Project 3: Numerical Implementation and Validation of SPH Kernels with SYCL
Goal:
Implement standard SPH kernels (density, pressure, viscosity) and perform rigorous numerical validation against established benchmarks.
Tasks include:
- Literature survey on SPH numerical kernels and validation methods
- Implementation and validation of SPH kernels using SYCL
- Conduct convergence and sensitivity studies
This topic can be executed independently, though prior implementation from Project 1 would ease initial setup.
Project 6: Interactive Real-time Visualization of GPU-based SPH Simulations using SYCL and Vulkan/OpenGL
Goal:
Develop an interactive real-time visualization pipeline for particle data, investigating SYCL-GPU graphics API interoperability.
Tasks include:
- Literature research on GPU interoperability techniques (SYCL/Vulkan/OpenGL)
- Real-time visualization implementation for particle systems
- Evaluation of visualization performance and interactivity
Independent project; can utilize synthetic or externally provided particle data.
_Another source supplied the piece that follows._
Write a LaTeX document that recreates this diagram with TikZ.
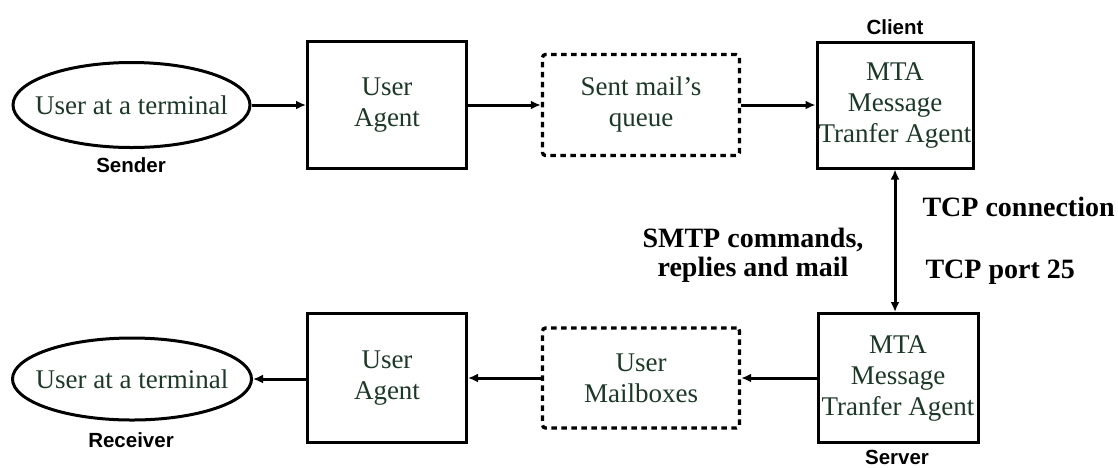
\documentclass[tikz,border=0pt]{standalone}
\usepackage{fontspec}
\setmainfont{Liberation Serif}
\newfontfamily\labelsans{Liberation Sans}
\usetikzlibrary{arrows.meta,shapes.geometric}
\definecolor{boxgreen}{RGB}{28,56,38}
\tikzset{
  boxtext/.style={font=\fontsize{27}{31}\selectfont, text=boxgreen, align=center},
  solidbox/.style={draw, line width=3pt, rectangle, boxtext, inner sep=0pt},
  dashbox/.style={draw, line width=3.4pt, rectangle, rounded corners=3pt,
                  dash pattern=on 5.5pt off 4.5pt, boxtext, inner sep=0pt},
  userell/.style={draw, line width=3pt, ellipse, boxtext, inner xsep=-25pt, inner ysep=0pt},
  rolelabel/.style={font=\labelsans\bfseries\fontsize{20.5}{23}\selectfont},
  boldlabel/.style={font=\bfseries\fontsize{28}{29}\selectfont, align=center},
  flow/.style={line width=3pt, -{Latex[length=10pt,width=9pt]}},
  twoway/.style={line width=3pt, {Latex[length=10pt,width=9pt]}-{Latex[length=10pt,width=9pt]}}
}
\begin{document}
\begin{tikzpicture}[x=1pt,y=-1pt]
\useasboundingbox (0,0) rectangle (1118,467);

% sending side
\node[userell, minimum width=237pt, minimum height=85pt] (sendUser) at (131.5,105) {User at a terminal};
\node[rolelabel] (sendLbl) at (131,165) {Sender};
\node[solidbox, minimum width=159pt, minimum height=127pt] (sendUA) at (387,105) {User\\Agent};
\node[dashbox, minimum width=197pt, minimum height=101pt] (queue) at (641,105) {Sent mail's\\queue};
\node[solidbox, minimum width=156pt, minimum height=126pt] (clientMTA) at (895,105) {MTA\\Message\\Tranfer Agent};
\node[rolelabel] (clientLbl) at (895,27) {Client};

% receiving side
\node[solidbox, minimum width=160pt, minimum height=129pt] (serverMTA) at (898,378) {MTA\\Message\\Tranfer Agent};
\node[rolelabel] (serverLbl) at (897,457) {Server};
\node[dashbox, minimum width=197pt, minimum height=100pt] (mailboxes) at (641,378) {User\\Mailboxes};
\node[solidbox, minimum width=159pt, minimum height=129pt] (recvUA) at (387,378) {User\\Agent};
\node[userell, minimum width=239pt, minimum height=82pt] (recvUser) at (132,379) {User at a terminal};
\node[rolelabel] (recvLbl) at (131,440) {Receiver};

% connection labels
\node[boldlabel, anchor=west] (tcpConn) at (919,207) {TCP connection};
\node[boldlabel, anchor=west] (tcpPort) at (922,272) {TCP port 25};
\node[boldlabel] (smtp) at (753,255) {SMTP commands,\\replies and mail};

% message flow
\draw[flow] (sendUser) -- (sendUA);
\draw[flow] (sendUA) -- (queue);
\draw[flow] (queue) -- (clientMTA);
\draw[twoway] (clientMTA.south) -- (clientMTA.south |- serverMTA.north);
\draw[flow] (serverMTA.west |- mailboxes.east) -- (mailboxes.east);
\draw[flow] (mailboxes) -- (recvUA);
\draw[flow] (recvUA.west |- recvUser.east) -- (recvUser.east);
\end{tikzpicture}
\end{document}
Project 7: Scientific Application and Validation of GPU-based SPH Simulations
Goal:
Apply GPU-based SPH simulation to realistic scientific scenarios, validating the results scientifically.
Tasks include:
- Literature and benchmark analysis for validation scenarios (e.g., dam break, fluid-structure interaction)
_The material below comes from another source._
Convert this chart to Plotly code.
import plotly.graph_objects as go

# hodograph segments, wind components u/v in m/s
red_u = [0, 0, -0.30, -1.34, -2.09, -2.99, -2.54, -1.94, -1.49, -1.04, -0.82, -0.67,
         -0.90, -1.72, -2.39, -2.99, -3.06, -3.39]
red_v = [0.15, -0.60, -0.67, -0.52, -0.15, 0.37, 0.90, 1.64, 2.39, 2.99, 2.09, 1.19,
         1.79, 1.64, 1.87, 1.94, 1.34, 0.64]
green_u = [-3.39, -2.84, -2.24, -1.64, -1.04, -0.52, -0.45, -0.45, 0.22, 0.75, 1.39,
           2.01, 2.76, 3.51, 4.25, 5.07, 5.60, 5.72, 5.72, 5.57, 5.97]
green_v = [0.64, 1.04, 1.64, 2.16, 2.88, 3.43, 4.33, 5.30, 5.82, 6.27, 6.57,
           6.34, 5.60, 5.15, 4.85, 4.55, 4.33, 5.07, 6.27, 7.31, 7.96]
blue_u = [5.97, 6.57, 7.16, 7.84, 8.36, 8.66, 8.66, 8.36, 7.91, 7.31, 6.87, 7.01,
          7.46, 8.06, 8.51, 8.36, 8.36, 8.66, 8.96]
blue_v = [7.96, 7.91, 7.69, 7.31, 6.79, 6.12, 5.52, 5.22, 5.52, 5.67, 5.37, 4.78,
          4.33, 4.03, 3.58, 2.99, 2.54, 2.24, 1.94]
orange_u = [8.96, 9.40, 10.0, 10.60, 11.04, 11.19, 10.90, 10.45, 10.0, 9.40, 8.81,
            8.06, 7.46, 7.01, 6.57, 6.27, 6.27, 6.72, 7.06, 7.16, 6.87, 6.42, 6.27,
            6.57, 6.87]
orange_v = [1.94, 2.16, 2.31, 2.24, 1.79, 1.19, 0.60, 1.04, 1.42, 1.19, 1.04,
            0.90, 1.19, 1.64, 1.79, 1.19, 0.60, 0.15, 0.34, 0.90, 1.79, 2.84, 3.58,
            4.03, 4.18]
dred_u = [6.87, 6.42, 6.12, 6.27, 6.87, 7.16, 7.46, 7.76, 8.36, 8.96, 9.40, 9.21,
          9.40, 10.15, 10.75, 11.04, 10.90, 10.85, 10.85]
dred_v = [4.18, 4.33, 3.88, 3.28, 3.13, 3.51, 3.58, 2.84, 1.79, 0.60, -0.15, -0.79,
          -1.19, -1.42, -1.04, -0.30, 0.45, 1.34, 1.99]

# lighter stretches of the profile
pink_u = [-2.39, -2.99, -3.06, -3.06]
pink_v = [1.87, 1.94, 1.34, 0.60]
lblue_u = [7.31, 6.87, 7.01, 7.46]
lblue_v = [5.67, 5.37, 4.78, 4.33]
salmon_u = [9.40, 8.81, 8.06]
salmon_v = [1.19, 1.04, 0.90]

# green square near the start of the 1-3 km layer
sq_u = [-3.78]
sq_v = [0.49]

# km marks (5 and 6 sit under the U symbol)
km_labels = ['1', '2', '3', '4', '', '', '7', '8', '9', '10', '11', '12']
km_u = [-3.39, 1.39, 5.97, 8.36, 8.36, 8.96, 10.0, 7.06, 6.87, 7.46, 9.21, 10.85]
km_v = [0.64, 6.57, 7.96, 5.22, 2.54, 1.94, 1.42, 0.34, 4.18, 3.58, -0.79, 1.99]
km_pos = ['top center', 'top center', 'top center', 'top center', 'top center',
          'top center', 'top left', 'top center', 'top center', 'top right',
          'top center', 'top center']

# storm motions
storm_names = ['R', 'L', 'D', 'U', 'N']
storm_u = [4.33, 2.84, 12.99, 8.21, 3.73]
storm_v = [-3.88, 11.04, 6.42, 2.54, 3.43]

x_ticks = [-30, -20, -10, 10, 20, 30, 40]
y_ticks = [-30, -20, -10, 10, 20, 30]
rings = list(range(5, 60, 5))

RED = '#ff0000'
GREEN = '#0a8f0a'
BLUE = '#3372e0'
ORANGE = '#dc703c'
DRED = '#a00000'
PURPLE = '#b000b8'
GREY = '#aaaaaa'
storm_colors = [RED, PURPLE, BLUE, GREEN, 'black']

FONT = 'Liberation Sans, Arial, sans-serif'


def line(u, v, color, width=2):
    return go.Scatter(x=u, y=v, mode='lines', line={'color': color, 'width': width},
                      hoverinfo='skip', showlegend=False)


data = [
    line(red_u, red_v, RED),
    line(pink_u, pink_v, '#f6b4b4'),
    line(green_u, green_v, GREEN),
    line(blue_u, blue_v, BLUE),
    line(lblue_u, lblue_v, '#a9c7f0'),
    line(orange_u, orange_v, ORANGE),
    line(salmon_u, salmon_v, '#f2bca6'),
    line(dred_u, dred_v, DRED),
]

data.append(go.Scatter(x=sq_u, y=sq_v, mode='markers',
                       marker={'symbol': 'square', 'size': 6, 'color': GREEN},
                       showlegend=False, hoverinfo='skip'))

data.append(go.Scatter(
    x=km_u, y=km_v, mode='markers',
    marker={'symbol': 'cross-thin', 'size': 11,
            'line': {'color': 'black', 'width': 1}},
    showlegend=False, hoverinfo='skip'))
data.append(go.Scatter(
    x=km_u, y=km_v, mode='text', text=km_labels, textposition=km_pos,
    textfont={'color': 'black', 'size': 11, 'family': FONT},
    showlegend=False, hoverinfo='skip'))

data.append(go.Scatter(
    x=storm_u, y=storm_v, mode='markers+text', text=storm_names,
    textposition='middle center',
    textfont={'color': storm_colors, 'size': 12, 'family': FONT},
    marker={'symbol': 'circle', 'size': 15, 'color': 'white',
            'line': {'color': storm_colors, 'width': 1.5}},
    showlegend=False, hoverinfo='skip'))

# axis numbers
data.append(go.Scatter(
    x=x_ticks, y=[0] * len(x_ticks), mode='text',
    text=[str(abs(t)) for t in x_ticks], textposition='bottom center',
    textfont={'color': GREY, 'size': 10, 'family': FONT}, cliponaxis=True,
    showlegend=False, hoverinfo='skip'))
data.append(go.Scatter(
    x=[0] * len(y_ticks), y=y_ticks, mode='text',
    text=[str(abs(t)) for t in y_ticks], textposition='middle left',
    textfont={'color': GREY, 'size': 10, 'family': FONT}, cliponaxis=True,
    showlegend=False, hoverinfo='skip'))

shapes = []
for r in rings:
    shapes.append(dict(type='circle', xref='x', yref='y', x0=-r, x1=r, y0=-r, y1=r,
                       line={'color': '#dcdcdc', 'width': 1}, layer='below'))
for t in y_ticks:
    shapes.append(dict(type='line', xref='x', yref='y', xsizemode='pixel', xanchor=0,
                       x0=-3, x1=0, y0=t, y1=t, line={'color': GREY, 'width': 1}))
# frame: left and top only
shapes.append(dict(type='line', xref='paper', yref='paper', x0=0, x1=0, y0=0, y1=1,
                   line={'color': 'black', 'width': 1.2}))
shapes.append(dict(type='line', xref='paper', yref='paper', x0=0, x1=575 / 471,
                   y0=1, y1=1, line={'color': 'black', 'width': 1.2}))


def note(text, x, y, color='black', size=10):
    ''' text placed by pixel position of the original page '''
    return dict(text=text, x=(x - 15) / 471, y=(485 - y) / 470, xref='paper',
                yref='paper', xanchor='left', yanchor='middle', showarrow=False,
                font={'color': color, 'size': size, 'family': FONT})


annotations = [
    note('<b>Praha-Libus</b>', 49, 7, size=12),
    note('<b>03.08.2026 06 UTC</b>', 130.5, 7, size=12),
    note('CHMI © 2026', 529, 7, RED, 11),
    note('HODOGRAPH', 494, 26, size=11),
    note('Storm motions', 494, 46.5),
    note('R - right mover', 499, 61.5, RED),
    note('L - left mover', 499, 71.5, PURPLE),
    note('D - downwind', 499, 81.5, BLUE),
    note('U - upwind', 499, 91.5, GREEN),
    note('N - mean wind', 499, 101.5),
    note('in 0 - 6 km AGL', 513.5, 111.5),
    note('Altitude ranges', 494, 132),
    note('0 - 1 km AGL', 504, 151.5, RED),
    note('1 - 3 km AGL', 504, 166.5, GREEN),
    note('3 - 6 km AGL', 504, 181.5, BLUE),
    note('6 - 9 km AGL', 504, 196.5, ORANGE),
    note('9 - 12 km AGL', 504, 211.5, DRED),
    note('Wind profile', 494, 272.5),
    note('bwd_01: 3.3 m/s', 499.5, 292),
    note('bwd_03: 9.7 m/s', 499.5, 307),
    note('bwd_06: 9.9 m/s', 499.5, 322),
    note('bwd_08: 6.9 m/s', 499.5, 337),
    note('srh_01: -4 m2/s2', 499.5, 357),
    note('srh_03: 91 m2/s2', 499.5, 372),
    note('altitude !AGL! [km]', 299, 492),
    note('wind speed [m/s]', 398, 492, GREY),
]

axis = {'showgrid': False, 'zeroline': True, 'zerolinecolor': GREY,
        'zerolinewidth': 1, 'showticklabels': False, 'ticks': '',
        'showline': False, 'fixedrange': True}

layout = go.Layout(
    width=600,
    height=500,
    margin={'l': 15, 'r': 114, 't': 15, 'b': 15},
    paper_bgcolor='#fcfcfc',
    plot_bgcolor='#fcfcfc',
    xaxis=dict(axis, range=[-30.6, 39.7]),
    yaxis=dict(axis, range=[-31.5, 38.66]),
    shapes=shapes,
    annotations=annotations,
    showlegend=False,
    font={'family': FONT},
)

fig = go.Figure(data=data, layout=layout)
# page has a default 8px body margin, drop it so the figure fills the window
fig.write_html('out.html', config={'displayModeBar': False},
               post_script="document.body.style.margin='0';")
- Implementation and execution of scientifically relevant simulation scenarios
- Validation against analytical, experimental, or existing numerical results
Independent project; suitable for direct application using simplified SPH solver or reference implementations.
Soft-dependent Projects (with recommended prior projects)
Project 4: Performance Optimization and Cross-platform Analysis of SYCL-based SPH Kernels
Goal:
Analyze, optimize, and benchmark SYCL kernels across different GPU platforms (Intel, NVIDIA, AMD), identifying vendor-specific performance differences.
Tasks include:
- Kernel profiling across multiple GPU architectures
- Backend-specific parameter tuning for optimized performance
- Empirical performance evaluation and comparative analysis
This project benefits substantially from prior completion of Project 1 or 3, but simplified reference kernels can also be used as a starting point.
Project 5: Advanced GPU-based Spatial Data Structures for Neighbor Searches in SPH Simulations
Goal:
Implement advanced GPU spatial partitioning strategies (radix sort, Morton encoding) to significantly improve SPH simulation efficiency.
Tasks include:
- Advanced literature research on GPU-based neighbor search methods
- Implementation and integration of sophisticated spatial indexing techniques
- Performance evaluation and scalability analysis
This project naturally builds upon Project 2, although re-implementation of simple neighbor searches remains possible.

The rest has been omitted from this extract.